12-Character Password Generator

Generate a secure 12-character password — the recommended minimum length.

Generate a 12-Character Password

A 12-character password is the minimum length recommended by NIST and OWASP for strong account security. With a mix of uppercase letters, lowercase letters, numbers, and symbols, a 12-character password provides approximately 78 bits of entropy — enough to resist brute-force attacks with current hardware. This generator creates your password entirely in the browser using cryptographic randomness. Nothing is transmitted to any server.

Why 12 characters is the minimum standard

For years, 8 characters was considered sufficient. That's no longer true. Modern GPU clusters can test billions of password guesses per second, cracking an 8-character password with all character types in under a day. At 12 characters, the same attack would take roughly 5,000 years. That's why NIST SP 800-63B, OWASP, and PCI DSS 4.0 all recommend 12 characters as the minimum for randomly generated passwords. If your system only requires 8, use 12 anyway — the extra four characters cost you nothing but provide exponentially more security.

Crack time by password length

Assuming all character types (94 possible per position) and 10 billion guesses per second: 8 characters — about 19 hours. 10 characters — about 7 months. 12 characters — about 5,000 years. 14 characters — about 46 million years. 16 characters — about 400 billion years. The jump from 8 to 12 characters is the difference between "crackable over lunch" and "outlasts civilization." If a site requires only 8 characters, you should still use 12 or more.

When 12 characters is enough — and when it's not

For most everyday accounts — social media, shopping, streaming, forums — a random 12-character password is excellent. The realistic threat for these accounts is credential stuffing (reused passwords from breaches), not brute-force. A unique random 12-character password defeats that. For high-value targets like email, banking, cloud admin consoles, or your password manager master password, step up to 16-20 characters. The extra length provides a safety margin against future advances in computing power.

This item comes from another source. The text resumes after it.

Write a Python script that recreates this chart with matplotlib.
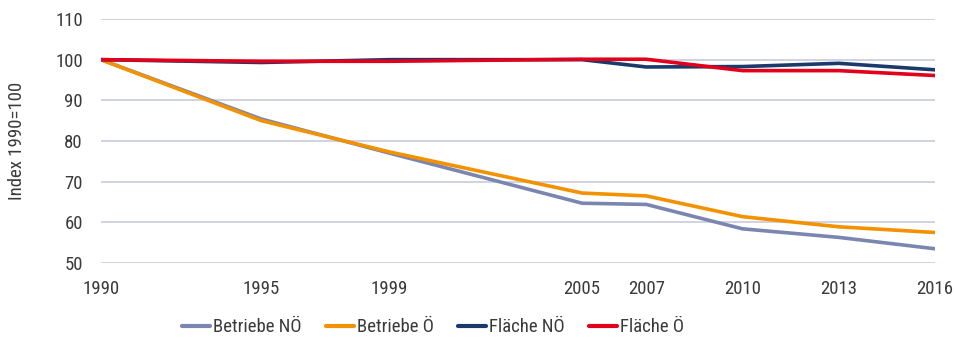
import matplotlib
matplotlib.use("Agg")
import matplotlib.pyplot as plt

years = [1990, 1995, 1999, 2005, 2007, 2010, 2013, 2016]
betriebe_noe = [100, 85.4, 77.0, 64.7, 64.4, 58.4, 56.3, 53.5]
betriebe_oe = [100, 85.0, 77.3, 67.2, 66.5, 61.4, 58.9, 57.5]
flaeche_noe = [100, 99.3, 100.0, 100.0, 98.2, 98.3, 99.1, 97.5]
flaeche_oe = [100, 99.6, 99.6, 100.1, 100.1, 97.3, 97.3, 96.1]
series_names = ["Betriebe NÖ", "Betriebe Ö", "Fläche NÖ", "Fläche Ö"]
yticks = [50, 60, 70, 80, 90, 100, 110]

plt.rcParams["font.family"] = ["Roboto Condensed", "DejaVu Sans"]

colors = ["#7b86b0", "#f39200", "#1b3a6b", "#e2001a"]
text_color = "#3a3a3a"
fs = 13.5

fig = plt.figure(figsize=(9.56, 3.39), dpi=100)
ax = fig.add_axes([0.1056, 0.2242, 0.978 - 0.1056, 0.944 - 0.2242])

for vals, name, c in zip([betriebe_noe, betriebe_oe, flaeche_noe, flaeche_oe], series_names, colors):
    ax.plot(years, vals, color=c, lw=2.6, label=name,
            solid_capstyle="round", solid_joinstyle="round")

ax.set_xlim(1990, 2016)
ax.set_ylim(50, 110)
ax.set_xticks(years)
ax.set_xticklabels([str(y) for y in years])
ax.set_yticks(yticks)
ax.grid(axis="y", color="#c9cbdd", lw=1.2)
ax.set_axisbelow(True)
for s in ax.spines.values():
    s.set_visible(False)
ax.tick_params(axis="both", length=0, labelsize=fs, colors=text_color)
ax.tick_params(axis="x", pad=12)
ax.tick_params(axis="y", pad=13)
ax.set_ylabel("Index 1990=100", fontsize=fs, color=text_color)
ax.yaxis.set_label_coords(-0.09, 0.5)

leg = fig.legend(loc="center", bbox_to_anchor=(0.453, 0.035), ncol=4, frameon=False,
                 fontsize=fs, handlelength=1.5, handletextpad=0.15, columnspacing=1.3)
for t in leg.get_texts():
    t.set_color(text_color)
for h in leg.get_lines():
    h.set_linewidth(3.0)

fig.savefig("out.png", dpi=100)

Frequently asked questions

Is 12 characters enough for a secure password?
Yes, for most accounts. A 12-character password with mixed character types provides about 78 bits of entropy. Both NIST and OWASP recommend 12+ characters as a minimum. The bigger risk is password reuse, not length — make sure every account has a unique password.
When should I use more than 12 characters?
For high-value accounts: email, banking, password manager vault, cloud infrastructure, and admin consoles. Use 16+ characters for these. For service accounts and API keys, use 20-32 characters. If your password manager handles it, there's no downside to going longer.
How long would it take to crack a 12-character password?
With all character types enabled and 10 billion guesses per second, approximately 5,000 years. Even advanced GPU clusters won't meaningfully reduce that to a practical timeframe. A random 12-character password is safe against brute-force attacks.
Why do some sites still only require 8 characters?
Legacy policies that haven't been updated. The industry consensus moved to 12+ characters years ago. Always use at least 12 regardless of what a site requires — the minimum requirement is about compatibility, not security.